Na celebração histórica do Natal, tal como se observa desde os tempos católicos em certos países nórdicos (e recordemos que nos tempos católicos os países nórdicos eram mais católicos que nenhum outro) existem três qualidades que explicam, no meu entendimento, sua influência sobre o sentido humano da felicidade, especialmente em homens como Dickens. Existem três notas de Natal, digamos, que também são notas da felicidade, e que são esquecidas pelos pagãos e pelos crentes na utopia. Quando dissermos quais são no caso do Natal, ficará claro quais sua importância no experienciado por Dickens.
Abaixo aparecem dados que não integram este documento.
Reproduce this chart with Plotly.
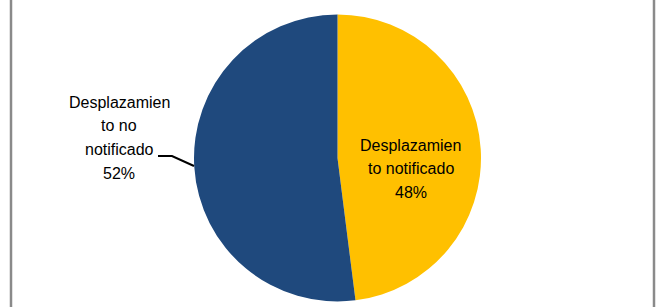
import plotly.graph_objects as go

labels = ["Desplazamiento notificado", "Desplazamiento no notificado"]
values = [48, 52]
colors = ["#FFC000", "#1F497D"]
label_lines_right = ["Desplazamien", "to notificado", "48%"]
label_lines_left = ["Desplazamien", "to no", "notificado", "52%"]

W, H = 656, 307

fig = go.Figure(go.Pie(
    labels=labels,
    values=values,
    sort=False,
    direction="clockwise",
    rotation=0,
    marker=dict(colors=colors, line=dict(width=0)),
    textinfo="none",
    hoverinfo="label+percent",
    showlegend=False,
    domain=dict(x=[(337.5 - 143.5) / W, (337.5 + 143.5) / W],
                y=[(H - 301.5) / H, (H - 14.5) / H]),
))

font = dict(family="Liberation Sans, Arial, sans-serif", size=16, color="#000000")

def px_x(x):
    return x / W

def px_y(y):
    return (H - y) / H

annotations = []
for i, t in enumerate(label_lines_right):
    annotations.append(dict(text=t, x=px_x(411), y=px_y(145 + i * 23.5), xref="paper", yref="paper",
                            showarrow=False, xanchor="center", yanchor="middle", font=font))
for i, t in enumerate(label_lines_left):
    annotations.append(dict(text=t, x=px_x(119), y=px_y(102 + i * 23.7), xref="paper", yref="paper",
                            showarrow=False, xanchor="center", yanchor="middle", font=font))

shapes = [
    dict(type="path", xref="paper", yref="paper",
         path=f"M {px_x(158)} {px_y(156)} L {px_x(172)} {px_y(156)} L {px_x(194)} {px_y(166)}",
         line=dict(color="#000000", width=2)),
    dict(type="line", xref="paper", yref="paper", x0=px_x(11), x1=px_x(11), y0=-0.1, y1=1.1,
         line=dict(color="#8a8a8a", width=2.5)),
    dict(type="line", xref="paper", yref="paper", x0=px_x(654), x1=px_x(654), y0=-0.1, y1=1.1,
         line=dict(color="#8a8a8a", width=2.5)),
]

fig.update_layout(
    width=W, height=H,
    margin=dict(l=0, r=0, t=0, b=0),
    paper_bgcolor="#ffffff",
    plot_bgcolor="#ffffff",
    annotations=annotations,
    shapes=shapes,
)

fig.write_html("out.html", config={"displayModeBar": False},
               post_script="document.body.style.margin='0';document.body.style.overflow='hidden';")
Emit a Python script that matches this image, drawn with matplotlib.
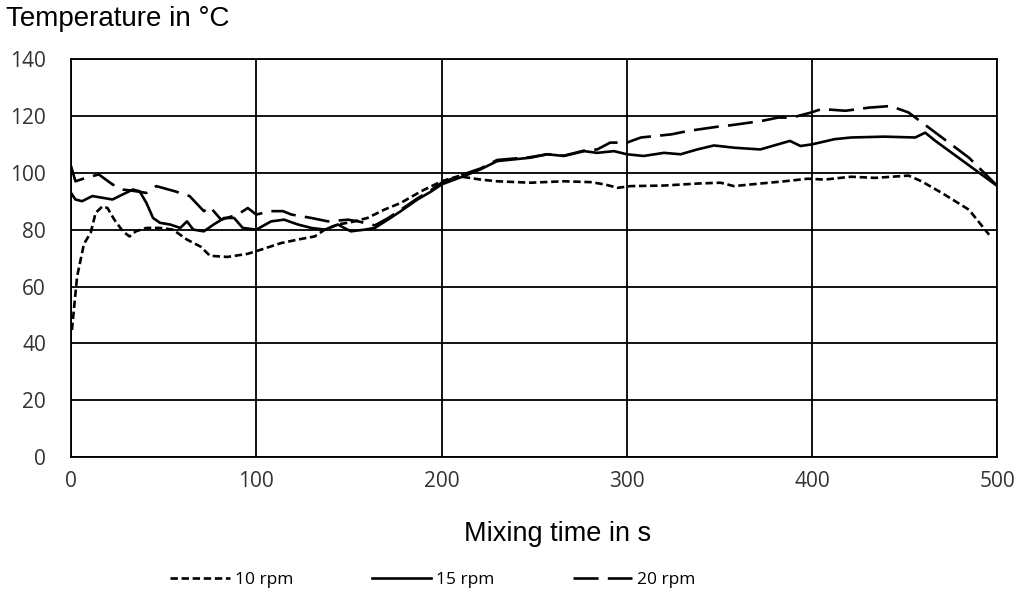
import matplotlib
matplotlib.use('Agg')
import matplotlib.pyplot as plt

# Mixing time (s) and temperature (deg C)
time_10 = [0.5, 3.3, 7, 10.6, 13.3, 17, 19.7, 23.4, 28, 31.6, 35, 40.7, 48, 55, 62.6,
           70, 75, 84.5, 95.4, 102.7, 113.5, 124, 131.5, 137, 144, 151, 160, 169, 178,
           189, 200, 209, 221, 230, 248, 266, 280.5, 288, 295, 302, 320, 338, 350.5,
           357.8, 367, 385, 397.6, 406.7, 421, 434, 452, 459, 470, 484.6, 495.5]
temp_10 = [44.7, 63.5, 75, 78.8, 85.9, 88.2, 87.6, 83.5, 79.4, 77.6, 79.4, 80.6, 80.6, 80,
           76.5, 74, 70.8, 70.4, 71.5, 73, 75.3, 76.7, 77.6, 80, 81.8, 82.6, 84.1, 87,
           89.4, 93.5, 97, 98.8, 97.6, 97, 96.5, 97, 96.7, 95.9, 94.7, 95.3, 95.5, 96.2,
           96.5, 95.3, 95.9, 97, 97.9, 97.6, 98.6, 98.2, 99, 97, 92.9, 87, 78.2]

time_15 = [0, 2.4, 6, 11.5, 17, 22.4, 28, 33.4, 37, 40.7, 44.3, 48, 53.5, 59, 62.6, 66,
           71.7, 77, 82.7, 88, 92.7, 100, 108, 115, 122.5, 129.7, 137, 144, 151, 158.5,
           164, 171, 178, 187, 194.6, 200, 212, 221, 230, 239, 248, 257, 266, 277, 284,
           293, 300, 309, 320, 329, 338, 347, 358, 372, 388, 393.7, 400, 412, 421, 439,
           455.6, 461, 466.5, 500]
temp_15 = [92.9, 90.6, 90, 91.8, 91.2, 90.6, 92.4, 94.1, 93.5, 89.4, 84.1, 82.4, 81.8,
           80.6, 82.9, 80, 79.4, 81.8, 84.1, 84.1, 80.6, 80, 82.9, 83.5, 81.8, 80.6, 80,
           81.8, 79.4, 80, 80.6, 83.5, 86.5, 90.6, 93.5, 95.9, 98.8, 101.2, 104.1, 104.7,
           105.3, 106.5, 105.9, 107.6, 107, 107.6, 106.5, 105.9, 107, 106.5, 108.2, 109.6,
           108.8, 108.2, 111.2, 109.4, 110, 111.8, 112.4, 112.7, 112.4, 114.1, 111.2, 95.3]

time_20 = [0, 2.4, 8, 15, 22.4, 28, 35, 40.7, 46, 56, 64, 71.7, 75, 81, 90, 95.4, 100,
           108, 114.4, 119, 129.7, 138.7, 149.5, 155, 164, 171, 178, 187, 194.6, 200,
           212, 221, 230, 239, 248, 257, 266, 277, 284, 291, 300, 307.6, 324, 333, 349,
           356, 372.6, 381.6, 389, 399.5, 405, 418, 430.6, 443, 446, 452, 484.6, 500]
temp_20 = [102.4, 97, 98.2, 99.4, 95.9, 94.1, 93.5, 92.9, 95.3, 93.5, 91.8, 86.5, 88,
           83.5, 85.3, 87.6, 85.3, 86.5, 86.5, 85.3, 84.1, 82.9, 83.5, 82.9, 81.5, 84, 87,
           91, 94, 96.5, 99.5, 101.5, 104.5, 105, 105.5, 106.5, 106, 107.8, 108.2, 110.6,
           110.6, 112.4, 113.5, 114.7, 116.2, 116.7, 118.2, 119.4, 119.4, 121.2, 122.4,
           121.8, 122.9, 123.5, 122.6, 121.2, 105.3, 95.3]

labels = ['10 rpm', '15 rpm', '20 rpm']
x_ticks = [0, 100, 200, 300, 400, 500]
y_ticks = [0, 20, 40, 60, 80, 100, 120, 140]

fig = plt.figure(figsize=(10.17, 5.96), dpi=100)
ax = fig.add_axes([0.0698, 0.233, 0.911, 0.668])

lw = 1.9
ax.plot(time_10, temp_10, color='black', lw=lw, dashes=(2.8, 1.4), label=labels[0])
ax.plot(time_15, temp_15, color='black', lw=lw, label=labels[1])
ax.plot(time_20, temp_20, color='black', lw=lw, dashes=(9.5, 3.5), label=labels[2])

ax.set_xlim(0, 500)
ax.set_ylim(0, 140)
ax.set_xticks(x_ticks)
ax.set_yticks(y_ticks)
ax.grid(True, color='black', lw=1.3)
ax.set_axisbelow(True)
for s in ax.spines.values():
    s.set_linewidth(1.3)
ax.tick_params(length=0, pad=10, labelsize=15, labelcolor='#333333')
ax.tick_params(axis='y', pad=18)
for t in ax.get_xticklabels() + ax.get_yticklabels():
    t.set_fontfamily('Open Sans')

fig.text(0.006, 0.968, 'Temperature in \u00b0C', fontsize=20, family='Liberation Sans',
         ha='left', va='center')
ax.set_xlabel('Mixing time in s', fontsize=19.5, family='Liberation Sans')
ax.xaxis.set_label_coords(0.525, -0.16)

fig.legend(loc='center', bbox_to_anchor=(433 / 1017, 1 - 580 / 596), ncol=3,
           frameon=False, handlelength=3.42, columnspacing=4.5, handletextpad=0.3,
           prop={'family': 'Open Sans', 'size': 12.5})

fig.savefig('out.png', dpi=100)
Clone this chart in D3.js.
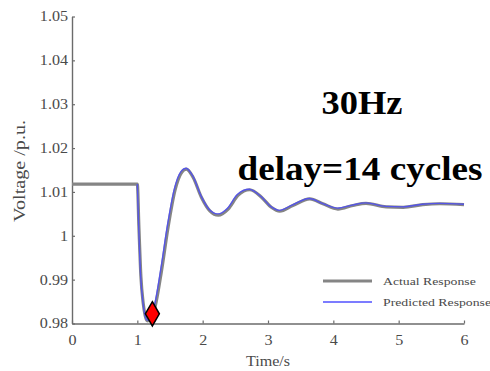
<!DOCTYPE html>
<html>
<head>
<meta charset="utf-8">
<script src="https://cdn.jsdelivr.net/npm/d3@7.9.0/dist/d3.min.js"></script>
<style>
  html, body { margin: 0; padding: 0; background: #fff; }
  svg { display: block; }
</style>
</head>
<body>
<svg id="chart" width="490" height="371" font-family="Liberation Serif"></svg>
<script>
// actual response (gray)
const actualTime = [0, 1.0, 1.024, 1.055, 1.09, 1.12, 1.155, 1.2, 1.27, 1.37,
  1.47, 1.575, 1.68, 1.75, 1.855, 1.98, 2.11, 2.24, 2.39, 2.54,
  2.72, 2.9, 3.05, 3.18, 3.38, 3.64, 3.84, 4.07, 4.3, 4.5,
  4.81, 5.07, 5.37, 5.63, 6.0];
const actualVoltage = [1.0118, 1.0118, 1.002, 0.9906, 0.9846, 0.9818, 0.9806, 0.9808, 0.9837, 0.992,
  1.0019, 1.0103, 1.0145, 1.0152, 1.0133, 1.0088, 1.0057, 1.0047, 1.0061, 1.0092,
  1.0105, 1.0088, 1.0065, 1.0056, 1.0069, 1.0084, 1.0073, 1.0061, 1.0069, 1.0074,
  1.0066, 1.0065, 1.0071, 1.0073, 1.0071];

// predicted response (blue)
const predictedTime = [1.0, 1.02, 1.05, 1.085, 1.115, 1.15, 1.195, 1.26, 1.36, 1.46,
  1.565, 1.67, 1.745, 1.85, 1.975, 2.1, 2.23, 2.38, 2.53, 2.71,
  2.89, 3.04, 3.17, 3.37, 3.63, 3.83, 4.06, 4.29, 4.5, 4.8,
  5.06, 5.36, 5.62, 6.0];
const predictedVoltage = [1.0118, 1.0025, 0.991, 0.985, 0.982, 0.9808, 0.981, 0.984, 0.9925, 1.0023,
  1.0106, 1.0147, 1.0154, 1.0136, 1.0091, 1.0060, 1.0050, 1.0063, 1.0094, 1.0106,
  1.0090, 1.0067, 1.0058, 1.0070, 1.0085, 1.0074, 1.0063, 1.0070, 1.0075, 1.0067,
  1.0066, 1.0072, 1.0074, 1.0072];

// red marker
const markerTime = [1.23];
const markerVoltage = [0.9822];

const xTicks = [0, 1, 2, 3, 4, 5, 6];
const yTicks = [0.98, 0.99, 1.0, 1.01, 1.02, 1.03, 1.04, 1.05];
const yTickLabels = ["0.98", "0.99", "1", "1.01", "1.02", "1.03", "1.04", "1.05"];

const FONT = "Liberation Serif";
const svg = d3.select("#chart");

const x = d3.scaleLinear().domain([0, 6]).range([72, 464]);
const y = d3.scaleLinear().domain([0.98, 1.05]).range([323.5, 16.5]);

// widen text horizontally like the (stretched) source image
function stretch(sel, k) {
  sel.each(function() {
    const w = this.getComputedTextLength();
    d3.select(this).attr("textLength", w * k).attr("lengthAdjust", "spacingAndGlyphs");
  });
}

// axes
const yAxis = svg.append("g")
  .attr("transform", `translate(${x(0)},0)`)
  .call(d3.axisLeft(y).tickValues(yTicks).tickSize(-3).tickPadding(4)
    .tickFormat((d, i) => yTickLabels[i]).tickSizeOuter(0));

const xAxis = svg.append("g")
  .attr("transform", `translate(0,${y(0.98)})`)
  .call(d3.axisBottom(x).tickValues(xTicks).tickSize(-3).tickPadding(12)
    .tickFormat(d3.format("d")).tickSizeOuter(0));

[yAxis, xAxis].forEach(ax => {
  ax.attr("font-family", FONT).attr("font-size", 14);
  ax.select(".domain").attr("stroke", "#6b6b6b").attr("stroke-width", 1.4);
  ax.selectAll(".tick line").attr("stroke", "#6b6b6b").attr("stroke-width", 1.2);
  ax.selectAll(".tick text").attr("fill", "#4a4a4a");
});
stretch(yAxis.selectAll(".tick text"), 1.15);
stretch(xAxis.selectAll(".tick text"), 1.15);

// axis titles
svg.append("text")
  .attr("x", 268).attr("y", 366)
  .attr("text-anchor", "middle")
  .attr("font-family", FONT)
  .attr("font-size", 14)
  .attr("fill", "#4a4a4a")
  .text("Time/s")
  .call(s => stretch(s, 1.15));

svg.append("text")
  .attr("transform", "translate(25,171) rotate(-90)")
  .attr("text-anchor", "middle")
  .attr("font-family", FONT)
  .attr("font-size", 16)
  .attr("fill", "#4a4a4a")
  .text("Voltage /p.u.")
  .call(s => s.attr("textLength", 102).attr("lengthAdjust", "spacingAndGlyphs"));

// lines
const line = d3.line()
  .x(d => x(d[0]))
  .y(d => y(d[1]))
  .curve(d3.curveMonotoneX);

const actual = actualTime.map((t, i) => [t, actualVoltage[i]]);
const predicted = predictedTime.map((t, i) => [t, predictedVoltage[i]]);

svg.append("path")
  .datum(actual)
  .attr("fill", "none")
  .attr("stroke", "#858585")
  .attr("stroke-width", 3.2)
  .attr("d", line);

svg.append("path")
  .datum(predicted)
  .attr("fill", "none")
  .attr("stroke", "#4848ff")
  .attr("stroke-opacity", 0.8)
  .attr("stroke-width", 1.4)
  .attr("d", line);

// marker
svg.selectAll(".marker")
  .data(markerTime.map((t, i) => [t, markerVoltage[i]]))
  .enter().append("path")
  .attr("class", "marker")
  .attr("transform", d => `translate(${x(d[0])},${y(d[1])})`)
  .attr("d", d3.symbol().type(d3.symbolDiamond).size(170))
  .attr("fill", "#ff0000")
  .attr("stroke", "#000")
  .attr("stroke-width", 1.5);

// annotations
svg.append("text")
  .attr("x", 362).attr("y", 114)
  .attr("text-anchor", "middle")
  .attr("font-family", FONT)
  .attr("font-size", 34)
  .attr("font-weight", "bold")
  .attr("fill", "#000")
  .text("30Hz")
  .call(s => s.attr("textLength", 81).attr("lengthAdjust", "spacingAndGlyphs"));

svg.append("text")
  .attr("x", 360).attr("y", 180)
  .attr("text-anchor", "middle")
  .attr("font-family", FONT)
  .attr("font-size", 34)
  .attr("font-weight", "bold")
  .attr("fill", "#000")
  .text("delay=14 cycles")
  .call(s => s.attr("textLength", 245).attr("lengthAdjust", "spacingAndGlyphs"));

// legend
const legendItems = [
  { label: "Actual Response", color: "#858585", width: 3.2, opacity: 1 },
  { label: "Predicted Response", color: "#5050ff", width: 1.8, opacity: 0.75 }
];

const legend = svg.selectAll(".legend")
  .data(legendItems)
  .enter().append("g")
  .attr("class", "legend")
  .attr("transform", (d, i) => `translate(323,${281 + i * 21})`);

legend.append("line")
  .attr("x1", 0).attr("x2", 49)
  .attr("stroke", d => d.color)
  .attr("stroke-width", d => d.width)
  .attr("stroke-opacity", d => d.opacity);

legend.append("text")
  .attr("x", 60).attr("y", 4)
  .attr("font-family", FONT)
  .attr("font-size", 11)
  .attr("fill", "#4a4a4a")
  .text(d => d.label)
  .call(s => stretch(s, 1.25));
</script>
</body>
</html>
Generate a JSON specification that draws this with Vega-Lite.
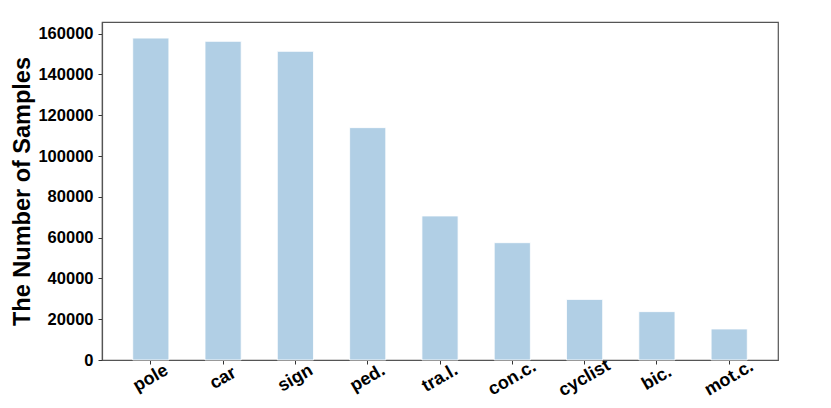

A primeira qualidade é isso que poderíamos chamar a qualidade dramática. A felicidade neste caso não é um estado: é uma crise. O instinto humano cria todos os antigos costumes que rodeiam a celebração do nascimento de Cristo de maneira que insistam todas as vezes sobre esta qualidade crucial. Tudo está pensado para que a família inteira sinta, se é possível, a mesma sensação que tem quando realmente nasce uma criança em seu seio. Trata-se de uma vigília, uma vigília com limites definidos. Todos velam até que escutam sinos. Ou tentam dormir, para ver seus presentes pela manhã cedo. Há limitações em todos os lugares, restrições: num momento determinado a porta está fechada e no momento seguinte já está aberta. Há chegada a hora, ou não chegada; os pacotes se abrem, ou não se abrem: os presentes de Natal não mudam. Esta nítida e teatral qualidade da alegria, com que o instinto do ser humano e o engenho natural do mundo dotaram tão sabiamente as celebrações populares do Natal, é também qualidade essencial da literatura romântica de Dickens. Na literatura romântica (isto é, na literatura desde sempre), os protagonistas têm que se tornar felizes e aqui têm que ser felizes inesperadamente. Este é o primeiro vínculo entre a literatura e a antiga festa religiosa; é o primeiro vínculo entre Dickens e o Natal.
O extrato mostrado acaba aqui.